Cruise Control for Kafka is currently deployed at LinkedIn, where it monitors user-specified goals, makes sure there are no violations of these goals, analyzes the existing workload on the cluster, and then automatically executes administrative operations to satisfy those goals, according to Qin.
Cruise Control was also designed with a few requirements in mind, which meant it needed to be reliable, resource-efficient, extensible, and serve as a general framework “that could only understand the application and migrate only a partial state and be used in any stateful distributed system,” writes Qin.
Cruise Control follows a monitor-analysis-action working cycle, providing a REST API for users to interact with. This REST API supports “querying the workload and optimization proposals of the Kafka cluster, as well as triggering admin operations,” according to Qin.
Cruise Control is also made up of a Load Monitor, which collects standard Kafka metrics from the cluster and derives per partition resource metrics that are not available. For instance, it estimates CPU utilization on a per-partition basis, writes Qin.

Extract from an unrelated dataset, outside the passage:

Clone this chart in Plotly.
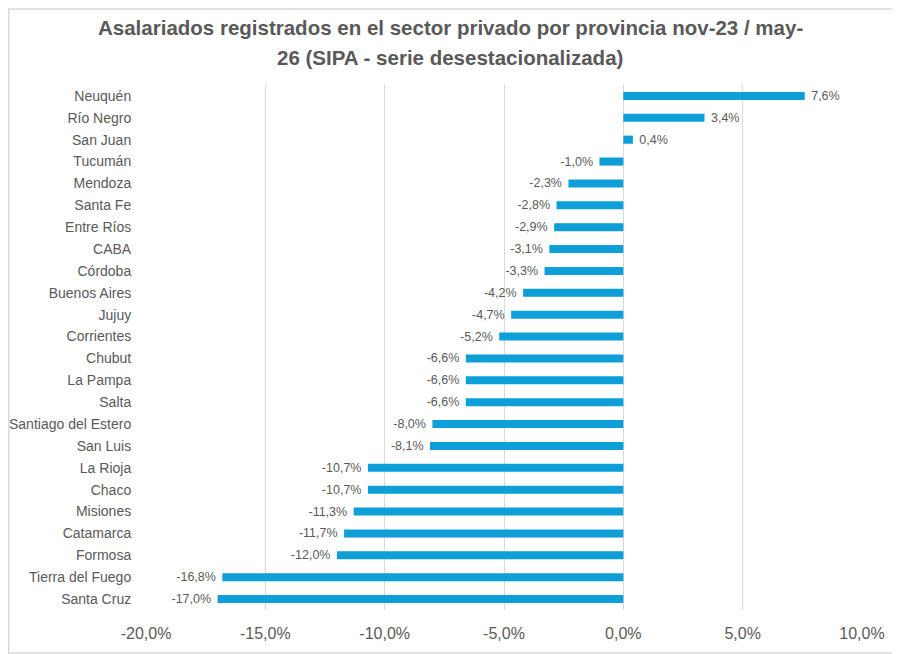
import plotly.graph_objects as go

provinces = ["Neuquén", "Río Negro", "San Juan", "Tucumán", "Mendoza", "Santa Fe", "Entre Ríos",
             "CABA", "Córdoba", "Buenos Aires", "Jujuy", "Corrientes", "Chubut", "La Pampa", "Salta",
             "Santiago del Estero", "San Luis", "La Rioja", "Chaco", "Misiones", "Catamarca",
             "Formosa", "Tierra del Fuego", "Santa Cruz"]
values = [7.6, 3.4, 0.4, -1.0, -2.3, -2.8, -2.9, -3.1, -3.3, -4.2, -4.7, -5.2, -6.6, -6.6, -6.6,
          -8.0, -8.1, -10.7, -10.7, -11.3, -11.7, -12.0, -16.8, -17.0]
tick_vals = [-20, -15, -10, -5, 0, 5, 10]
tick_text = ["-20,0%", "-15,0%", "-10,0%", "-5,0%", "0,0%", "5,0%", "10,0%"]

labels = [(" " + f"{v:.1f}%".replace(".", ",")) if v >= 0 else (f"{v:.1f}%".replace(".", ",") + " ")
          for v in values]

FONT = "Liberation Sans, Arial"
GRAY = "#595959"

# page body has an 8px default margin: figure coordinates = screen - 8
W, H = 892, 646
L, R, T, B = 138, 38, 77, 44
PW, PH = W - L - R, H - T - B

fig = go.Figure(go.Bar(
    x=values, y=provinces, orientation="h",
    marker=dict(color="#0E9ED8", line=dict(width=0)),
    text=labels, textposition="outside", cliponaxis=False, constraintext="none",
    textfont=dict(family=FONT, size=12.5, color=GRAY),
))

title_lines = ["Asalariados registrados en el sector privado por provincia nov-23 / may-",
               "26 (SIPA - serie desestacionalizada)"]
title_y = [27 - 8, 57 - 8]
annotations = [dict(text=f"<b>{t}</b>", xref="paper", yref="paper",
                    x=(450 - 8 - L) / PW, y=(H - B - fy) / PH,
                    xanchor="center", yanchor="middle", showarrow=False,
                    font=dict(family=FONT, size=20.5, color=GRAY))
               for t, fy in zip(title_lines, title_y)]

fig.update_layout(
    width=W, height=H,
    paper_bgcolor="white", plot_bgcolor="white",
    margin=dict(l=L, r=R, t=T, b=B),
    bargap=0.63,
    showlegend=False,
    annotations=annotations,
    xaxis=dict(
        range=[-20, 10], tickvals=tick_vals, ticktext=tick_text,
        showgrid=True, gridcolor="#D9D9D9", gridwidth=1, zeroline=False,
        tickfont=dict(family=FONT, size=16, color=GRAY), ticks="outside",
        ticklen=9, tickcolor="white", automargin=False,
        fixedrange=True,
    ),
    yaxis=dict(
        autorange="reversed", showgrid=False, zeroline=False,
        tickfont=dict(family=FONT, size=14, color=GRAY), ticks="outside",
        ticklen=11, tickcolor="white", automargin=False, fixedrange=True,
    ),
    shapes=[dict(type="rect", xref="paper", yref="paper",
                 x0=-L / PW + 0.001, x1=(W - L) / PW - 0.001,
                 y0=-B / PH + 0.002, y1=(H - B) / PH - 0.002,
                 line=dict(color="#D9D9D9", width=1.5))],
)

fig.write_html("out.html")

The Analyzer is the actual “brain” of the open source project, using a heuristic method to generate optimization proposals based on the goals and the cluster workload model from the Load Monitor.
According to Qin:
“Cruise Control also allows for specifying hard goals and soft goals. A hard goal is one that must be satisfied (e.g., replica placement must be rack-aware). Soft goals, on the other hand, may be left unmet if doing so makes it possible to satisfy all the hard goals. The optimization would fail if the optimized results violate a hard goal. Usually, the hard goals will have a higher priority than the soft goals.”